Published online by Cambridge University Press: 04 December 2009
Introduction
The growth of total factor productivity has been declining for several decades in the largest member states of the European Union. The program, which the EU announced at the Lisbon Summit in 2000 to reverse this trend, has so far failed. The passage of the halfway mark in the Lisbon Agenda calendar in 2005 was the occasion for numerous critical assessments and calls for renewed efforts to stimulate EU productivity.
In the midst of this productivity crisis, Europe is also constructing itself. In May 2004, it added ten new members. One month later, Valery Giscard d'Estaing handed a draft “Treaty Establishing a Constitution for the European Union” to the leaders of the expanded Union at a summit meeting in Thessaloniki. On May 29 and June 1, 2005, the electorates of France and the Netherlands rejected the Treaty in referenda and its ratification came to a halt. Will the Union eventually adopt principles and rules of governance that will allow it to function efficiently as a body of twenty-five? Will expansion continue? How will those processes affect the prospects for productivity and growth?
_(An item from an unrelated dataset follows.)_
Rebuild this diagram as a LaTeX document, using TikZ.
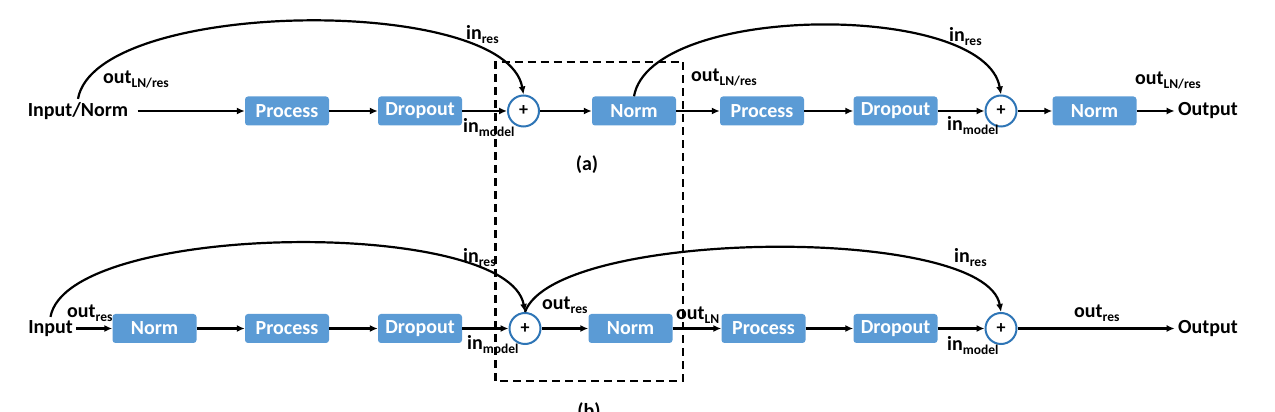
\documentclass[tikz,border=0pt]{standalone}
\usepackage{fontspec}
\setmainfont{Carlito}
\usetikzlibrary{positioning,arrows.meta}
\definecolor{blockblue}{RGB}{91,155,213}
\definecolor{sumblue}{RGB}{46,117,182}
\newcommand\subtxt[1]{\raisebox{-4pt}{\fontsize{13.5}{14}\selectfont #1}}

\begin{document}
\begin{tikzpicture}[x=1pt,y=1pt,on grid,
    >={Latex[length=8pt,width=7pt]},
    every node/.style={font=\fontsize{20}{24}\selectfont\bfseries},
    block/.style={fill=blockblue,text=white,rounded corners=3pt,
      minimum width=84pt,minimum height=29pt,inner sep=0pt},
    sum/.style={circle,draw=sumblue,line width=2pt,fill=white,
      minimum size=31pt,inner sep=0pt,font=\fontsize{18}{20}\selectfont\bfseries},
    tag/.style={anchor=base west,inner sep=0pt},
    flow/.style={->,line width=2.2pt},
    focus/.style={line width=2.2pt,dash pattern=on 8pt off 5pt}]
\useasboundingbox (0,0) rectangle (1275,412);

% (a)
\node (inA) at (78,301) {Input/Norm};
\node[block] (procA1) [right=209pt of inA] {Process};
\node[block] (dropA1) [right=133pt of procA1] {Dropout};
\node[sum] (sumA1) [right=103.5pt of dropA1] {+};
\node[block] (normA1) [right=110.5pt of sumA1] {Norm};
\node[block] (procA2) [right=128pt of normA1] {Process};
\node[block] (dropA2) [right=133.5pt of procA2] {Dropout};
\node[sum] (sumA2) [right=105.5pt of dropA2] {+};
\node[block] (normA2) [right=93.5pt of sumA2] {Norm};
\node (outA) [right=113.5pt of normA2] {Output};

\path[flow]
  (inA) edge[shorten <=6pt] (procA1)
  (procA1) edge (dropA1)
  (dropA1) edge (sumA1)
  (sumA1) edge (normA1)
  (normA1) edge (procA2)
  (procA2) edge (dropA2)
  (dropA2) edge (sumA2)
  (sumA2) edge (normA2)
  (normA2) edge (outA);
\draw[flow] (inA.north) to[out=80,in=100,looseness=0.585] (sumA1.north);
\draw[flow] (normA1.north) to[out=80,in=100,looseness=0.66] (sumA2.north);

\node[tag] (tA1) at (103,328) {out\subtxt{LN/res}};
\node[tag] (tA2) at (466,372) {in\subtxt{res}};
\node[tag] (tA3) at (463,279) {in\subtxt{model}};
\node[tag] (tA4) at (691,330) {out\subtxt{LN/res}};
\node[tag] (tA5) at (949,370) {in\subtxt{res}};
\node[tag] (tA6) at (947,281) {in\subtxt{model}};
\node[tag] (tA7) at (1135,327) {out\subtxt{LN/res}};
\node[anchor=base] (capA) at (587,241) {(a)};

% (b)
\node (inB) at (50.5,83.5) {Input};
\node[block] (normB1) [right=104pt of inB] {Norm};
\node[block] (procB1) [right=132.5pt of normB1] {Process};
\node[block] (dropB1) [right=133pt of procB1] {Dropout};
\node[sum] (sumB1) [right=105pt of dropB1] {+};
\node[block] (normB2) [right=105.5pt of sumB1] {Norm};
\node[block] (procB2) [right=133pt of normB2] {Process};
\node[block] (dropB2) [right=132pt of procB2] {Dropout};
\node[sum] (sumB2) [right=105.5pt of dropB2] {+};
\node (outB) [right=207pt of sumB2] {Output};

\path[flow]
  (inB) edge (normB1)
  (normB1) edge (procB1)
  (procB1) edge (dropB1)
  (dropB1) edge (sumB1)
  (sumB1) edge (normB2)
  (normB2) edge (procB2)
  (procB2) edge (dropB2)
  (dropB2) edge (sumB2)
  (sumB2) edge (outB);
\draw[flow] (inB.north) to[out=80,in=100,looseness=0.52] (sumB1.north);
\draw[flow] (sumB1.north) to[out=70,in=100,looseness=0.48] (sumB2.north);

\node[tag] (tB1) at (67,94) {out\subtxt{res}};
\node[tag] (tB2) at (463,149) {in\subtxt{res}};
\node[tag] (tB3) at (467,62) {in\subtxt{model}};
\node[tag] (tB4) at (542,102) {out\subtxt{res}};
\node[tag] (tB5) at (676,92) {out\subtxt{LN}};
\node[tag] (tB6) at (954,149) {in\subtxt{res}};
\node[tag] (tB7) at (947,61) {in\subtxt{model}};
\node[tag] (tB8) at (1074,94) {out\subtxt{res}};
\node[anchor=base] (capB) at (589,-6) {(b)};

% shared block
\draw[focus] (495.5,31) rectangle (683,350);
\end{tikzpicture}
\end{document}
During the past two decades, the continuing development of the European Union has had an important liberalizing effect on its member states. The Single Market Act in 1986 and the implementation of the Economic and Monetary Union in 1999 have stimulated rationalization and restructuring. A single, anti-inflationary currency has slowly made competition in financial markets, and even competition in the market for corporate control, progressively more intense.